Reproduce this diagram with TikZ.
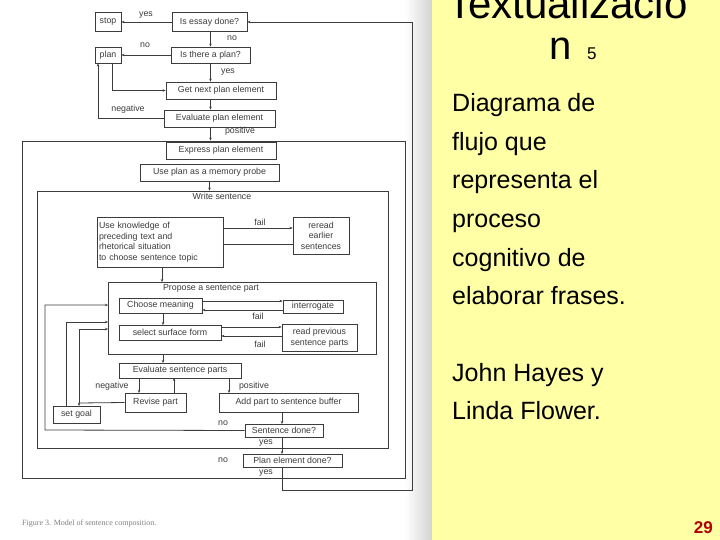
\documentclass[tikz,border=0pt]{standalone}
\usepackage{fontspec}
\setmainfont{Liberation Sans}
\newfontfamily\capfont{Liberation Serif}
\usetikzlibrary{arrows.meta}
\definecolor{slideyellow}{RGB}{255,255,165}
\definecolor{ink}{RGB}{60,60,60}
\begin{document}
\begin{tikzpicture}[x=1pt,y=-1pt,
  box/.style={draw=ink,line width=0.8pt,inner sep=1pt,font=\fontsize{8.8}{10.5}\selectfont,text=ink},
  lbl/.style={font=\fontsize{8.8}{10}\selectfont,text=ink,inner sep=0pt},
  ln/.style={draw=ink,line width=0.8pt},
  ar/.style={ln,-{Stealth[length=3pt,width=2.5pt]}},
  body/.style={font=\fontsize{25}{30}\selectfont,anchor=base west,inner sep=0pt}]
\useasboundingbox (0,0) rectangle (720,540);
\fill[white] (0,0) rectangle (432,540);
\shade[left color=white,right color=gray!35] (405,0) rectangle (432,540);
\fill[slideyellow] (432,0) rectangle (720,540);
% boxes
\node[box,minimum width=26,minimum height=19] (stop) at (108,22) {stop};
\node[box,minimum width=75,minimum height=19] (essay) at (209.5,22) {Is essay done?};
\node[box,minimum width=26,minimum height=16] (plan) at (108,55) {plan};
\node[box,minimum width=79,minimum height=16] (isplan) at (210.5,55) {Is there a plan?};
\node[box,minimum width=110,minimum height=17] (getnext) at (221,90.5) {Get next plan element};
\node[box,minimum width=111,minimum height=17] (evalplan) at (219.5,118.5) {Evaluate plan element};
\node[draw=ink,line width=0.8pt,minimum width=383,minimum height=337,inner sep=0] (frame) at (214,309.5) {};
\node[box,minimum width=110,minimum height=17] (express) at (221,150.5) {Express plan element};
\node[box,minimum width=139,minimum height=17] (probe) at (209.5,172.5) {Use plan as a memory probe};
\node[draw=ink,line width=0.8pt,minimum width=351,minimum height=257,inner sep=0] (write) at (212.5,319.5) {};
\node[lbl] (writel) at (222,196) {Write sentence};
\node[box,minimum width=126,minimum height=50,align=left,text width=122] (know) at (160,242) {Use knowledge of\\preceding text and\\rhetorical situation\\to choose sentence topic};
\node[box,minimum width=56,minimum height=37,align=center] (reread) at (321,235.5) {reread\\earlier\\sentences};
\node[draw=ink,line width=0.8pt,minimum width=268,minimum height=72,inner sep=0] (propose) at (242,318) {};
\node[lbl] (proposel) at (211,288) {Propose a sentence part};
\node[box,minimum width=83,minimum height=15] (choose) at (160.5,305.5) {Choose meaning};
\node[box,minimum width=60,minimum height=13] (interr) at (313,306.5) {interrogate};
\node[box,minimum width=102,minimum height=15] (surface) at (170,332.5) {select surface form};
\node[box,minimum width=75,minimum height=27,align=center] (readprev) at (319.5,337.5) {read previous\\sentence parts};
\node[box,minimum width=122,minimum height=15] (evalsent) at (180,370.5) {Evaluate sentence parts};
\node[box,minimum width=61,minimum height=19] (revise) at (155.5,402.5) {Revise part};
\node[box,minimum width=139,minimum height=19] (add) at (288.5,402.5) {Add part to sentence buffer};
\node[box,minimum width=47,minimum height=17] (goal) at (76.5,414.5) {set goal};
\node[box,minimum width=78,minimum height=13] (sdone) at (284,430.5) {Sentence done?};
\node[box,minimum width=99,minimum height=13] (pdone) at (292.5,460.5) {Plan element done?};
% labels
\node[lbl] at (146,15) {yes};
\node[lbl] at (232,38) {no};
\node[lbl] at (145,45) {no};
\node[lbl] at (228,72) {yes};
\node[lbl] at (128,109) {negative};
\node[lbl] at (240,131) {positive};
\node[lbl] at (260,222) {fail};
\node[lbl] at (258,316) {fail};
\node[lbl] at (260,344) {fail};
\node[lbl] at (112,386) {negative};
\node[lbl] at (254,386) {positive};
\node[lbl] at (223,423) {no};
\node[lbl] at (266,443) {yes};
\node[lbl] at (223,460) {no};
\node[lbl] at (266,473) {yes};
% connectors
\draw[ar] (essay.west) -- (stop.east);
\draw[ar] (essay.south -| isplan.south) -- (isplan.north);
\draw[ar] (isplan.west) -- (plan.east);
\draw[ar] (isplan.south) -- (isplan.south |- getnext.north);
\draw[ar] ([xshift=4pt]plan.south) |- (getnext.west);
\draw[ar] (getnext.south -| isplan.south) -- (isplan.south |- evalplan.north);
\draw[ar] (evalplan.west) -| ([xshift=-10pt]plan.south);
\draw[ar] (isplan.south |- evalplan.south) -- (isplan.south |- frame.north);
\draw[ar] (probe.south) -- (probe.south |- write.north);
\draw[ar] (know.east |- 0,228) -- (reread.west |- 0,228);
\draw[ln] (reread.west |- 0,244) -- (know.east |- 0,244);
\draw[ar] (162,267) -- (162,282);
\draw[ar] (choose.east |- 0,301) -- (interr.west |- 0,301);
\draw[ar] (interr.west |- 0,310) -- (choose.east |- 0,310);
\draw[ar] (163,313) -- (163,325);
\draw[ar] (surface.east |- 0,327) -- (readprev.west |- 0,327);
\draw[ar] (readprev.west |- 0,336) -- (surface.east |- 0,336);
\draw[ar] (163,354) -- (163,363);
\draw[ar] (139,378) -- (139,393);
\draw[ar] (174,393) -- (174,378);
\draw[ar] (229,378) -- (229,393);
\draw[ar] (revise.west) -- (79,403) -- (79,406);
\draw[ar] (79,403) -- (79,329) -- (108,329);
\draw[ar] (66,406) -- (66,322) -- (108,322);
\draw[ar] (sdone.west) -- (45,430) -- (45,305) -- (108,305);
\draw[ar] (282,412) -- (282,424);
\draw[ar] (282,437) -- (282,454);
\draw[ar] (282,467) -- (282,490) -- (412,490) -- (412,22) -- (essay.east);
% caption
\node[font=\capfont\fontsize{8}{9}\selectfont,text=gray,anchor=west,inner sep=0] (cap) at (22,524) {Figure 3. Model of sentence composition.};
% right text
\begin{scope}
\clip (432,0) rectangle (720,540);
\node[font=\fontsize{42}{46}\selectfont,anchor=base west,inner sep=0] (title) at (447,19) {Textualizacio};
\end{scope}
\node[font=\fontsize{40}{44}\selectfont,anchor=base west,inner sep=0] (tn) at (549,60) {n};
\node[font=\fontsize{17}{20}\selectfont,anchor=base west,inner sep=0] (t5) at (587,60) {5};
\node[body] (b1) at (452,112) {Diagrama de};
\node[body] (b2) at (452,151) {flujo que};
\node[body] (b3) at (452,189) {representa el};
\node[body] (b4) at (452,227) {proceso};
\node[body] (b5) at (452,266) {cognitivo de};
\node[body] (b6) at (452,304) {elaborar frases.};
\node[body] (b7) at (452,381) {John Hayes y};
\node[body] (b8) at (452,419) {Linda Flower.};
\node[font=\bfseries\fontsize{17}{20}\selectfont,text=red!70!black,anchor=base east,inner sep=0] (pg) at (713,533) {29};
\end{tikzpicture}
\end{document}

> _Instructions for the task_
Go through the material above and print all of it exactly, except the pictures.

> _Full output_
Reproduce this diagram with TikZ.
\documentclass[tikz,border=0pt]{standalone}
\usepackage{fontspec}
\setmainfont{Liberation Sans}
\newfontfamily\capfont{Liberation Serif}
\usetikzlibrary{arrows.meta}
\definecolor{slideyellow}{RGB}{255,255,165}
\definecolor{ink}{RGB}{60,60,60}
\begin{document}
\begin{tikzpicture}[x=1pt,y=-1pt,
  box/.style={draw=ink,line width=0.8pt,inner sep=1pt,font=\fontsize{8.8}{10.5}\selectfont,text=ink},
  lbl/.style={font=\fontsize{8.8}{10}\selectfont,text=ink,inner sep=0pt},
  ln/.style={draw=ink,line width=0.8pt},
  ar/.style={ln,-{Stealth[length=3pt,width=2.5pt]}},
  body/.style={font=\fontsize{25}{30}\selectfont,anchor=base west,inner sep=0pt}]
\useasboundingbox (0,0) rectangle (720,540);
\fill[white] (0,0) rectangle (432,540);
\shade[left color=white,right color=gray!35] (405,0) rectangle (432,540);
\fill[slideyellow] (432,0) rectangle (720,540);
% boxes
\node[box,minimum width=26,minimum height=19] (stop) at (108,22) {stop};
\node[box,minimum width=75,minimum height=19] (essay) at (209.5,22) {Is essay done?};
\node[box,minimum width=26,minimum height=16] (plan) at (108,55) {plan};
\node[box,minimum width=79,minimum height=16] (isplan) at (210.5,55) {Is there a plan?};
\node[box,minimum width=110,minimum height=17] (getnext) at (221,90.5) {Get next plan element};
\node[box,minimum width=111,minimum height=17] (evalplan) at (219.5,118.5) {Evaluate plan element};
\node[draw=ink,line width=0.8pt,minimum width=383,minimum height=337,inner sep=0] (frame) at (214,309.5) {};
\node[box,minimum width=110,minimum height=17] (express) at (221,150.5) {Express plan element};
\node[box,minimum width=139,minimum height=17] (probe) at (209.5,172.5) {Use plan as a memory probe};
\node[draw=ink,line width=0.8pt,minimum width=351,minimum height=257,inner sep=0] (write) at (212.5,319.5) {};
\node[lbl] (writel) at (222,196) {Write sentence};
\node[box,minimum width=126,minimum height=50,align=left,text width=122] (know) at (160,242) {Use knowledge of\\preceding text and\\rhetorical situation\\to choose sentence topic};
\node[box,minimum width=56,minimum height=37,align=center] (reread) at (321,235.5) {reread\\earlier\\sentences};
\node[draw=ink,line width=0.8pt,minimum width=268,minimum height=72,inner sep=0] (propose) at (242,318) {};
\node[lbl] (proposel) at (211,288) {Propose a sentence part};
\node[box,minimum width=83,minimum height=15] (choose) at (160.5,305.5) {Choose meaning};
\node[box,minimum width=60,minimum height=13] (interr) at (313,306.5) {interrogate};
\node[box,minimum width=102,minimum height=15] (surface) at (170,332.5) {select surface form};
\node[box,minimum width=75,minimum height=27,align=center] (readprev) at (319.5,337.5) {read previous\\sentence parts};
\node[box,minimum width=122,minimum height=15] (evalsent) at (180,370.5) {Evaluate sentence parts};
\node[box,minimum width=61,minimum height=19] (revise) at (155.5,402.5) {Revise part};
\node[box,minimum width=139,minimum height=19] (add) at (288.5,402.5) {Add part to sentence buffer};
\node[box,minimum width=47,minimum height=17] (goal) at (76.5,414.5) {set goal};
\node[box,minimum width=78,minimum height=13] (sdone) at (284,430.5) {Sentence done?};
\node[box,minimum width=99,minimum height=13] (pdone) at (292.5,460.5) {Plan element done?};
% labels
\node[lbl] at (146,15) {yes};
\node[lbl] at (232,38) {no};
\node[lbl] at (145,45) {no};
\node[lbl] at (228,72) {yes};
\node[lbl] at (128,109) {negative};
\node[lbl] at (240,131) {positive};
\node[lbl] at (260,222) {fail};
\node[lbl] at (258,316) {fail};
\node[lbl] at (260,344) {fail};
\node[lbl] at (112,386) {negative};
\node[lbl] at (254,386) {positive};
\node[lbl] at (223,423) {no};
\node[lbl] at (266,443) {yes};
\node[lbl] at (223,460) {no};
\node[lbl] at (266,473) {yes};
% connectors
\draw[ar] (essay.west) -- (stop.east);
\draw[ar] (essay.south -| isplan.south) -- (isplan.north);
\draw[ar] (isplan.west) -- (plan.east);
\draw[ar] (isplan.south) -- (isplan.south |- getnext.north);
\draw[ar] ([xshift=4pt]plan.south) |- (getnext.west);
\draw[ar] (getnext.south -| isplan.south) -- (isplan.south |- evalplan.north);
\draw[ar] (evalplan.west) -| ([xshift=-10pt]plan.south);
\draw[ar] (isplan.south |- evalplan.south) -- (isplan.south |- frame.north);
\draw[ar] (probe.south) -- (probe.south |- write.north);
\draw[ar] (know.east |- 0,228) -- (reread.west |- 0,228);
\draw[ln] (reread.west |- 0,244) -- (know.east |- 0,244);
\draw[ar] (162,267) -- (162,282);
\draw[ar] (choose.east |- 0,301) -- (interr.west |- 0,301);
\draw[ar] (interr.west |- 0,310) -- (choose.east |- 0,310);
\draw[ar] (163,313) -- (163,325);
\draw[ar] (surface.east |- 0,327) -- (readprev.west |- 0,327);
\draw[ar] (readprev.west |- 0,336) -- (surface.east |- 0,336);
\draw[ar] (163,354) -- (163,363);
\draw[ar] (139,378) -- (139,393);
\draw[ar] (174,393) -- (174,378);
\draw[ar] (229,378) -- (229,393);
\draw[ar] (revise.west) -- (79,403) -- (79,406);
\draw[ar] (79,403) -- (79,329) -- (108,329);
\draw[ar] (66,406) -- (66,322) -- (108,322);
\draw[ar] (sdone.west) -- (45,430) -- (45,305) -- (108,305);
\draw[ar] (282,412) -- (282,424);
\draw[ar] (282,437) -- (282,454);
\draw[ar] (282,467) -- (282,490) -- (412,490) -- (412,22) -- (essay.east);
% caption
\node[font=\capfont\fontsize{8}{9}\selectfont,text=gray,anchor=west,inner sep=0] (cap) at (22,524) {Figure 3. Model of sentence composition.};
% right text
\begin{scope}
\clip (432,0) rectangle (720,540);
\node[font=\fontsize{42}{46}\selectfont,anchor=base west,inner sep=0] (title) at (447,19) {Textualizacio};
\end{scope}
\node[font=\fontsize{40}{44}\selectfont,anchor=base west,inner sep=0] (tn) at (549,60) {n};
\node[font=\fontsize{17}{20}\selectfont,anchor=base west,inner sep=0] (t5) at (587,60) {5};
\node[body] (b1) at (452,112) {Diagrama de};
\node[body] (b2) at (452,151) {flujo que};
\node[body] (b3) at (452,189) {representa el};
\node[body] (b4) at (452,227) {proceso};
\node[body] (b5) at (452,266) {cognitivo de};
\node[body] (b6) at (452,304) {elaborar frases.};
\node[body] (b7) at (452,381) {John Hayes y};
\node[body] (b8) at (452,419) {Linda Flower.};
\node[font=\bfseries\fontsize{17}{20}\selectfont,text=red!70!black,anchor=base east,inner sep=0] (pg) at (713,533) {29};
\end{tikzpicture}
\end{document}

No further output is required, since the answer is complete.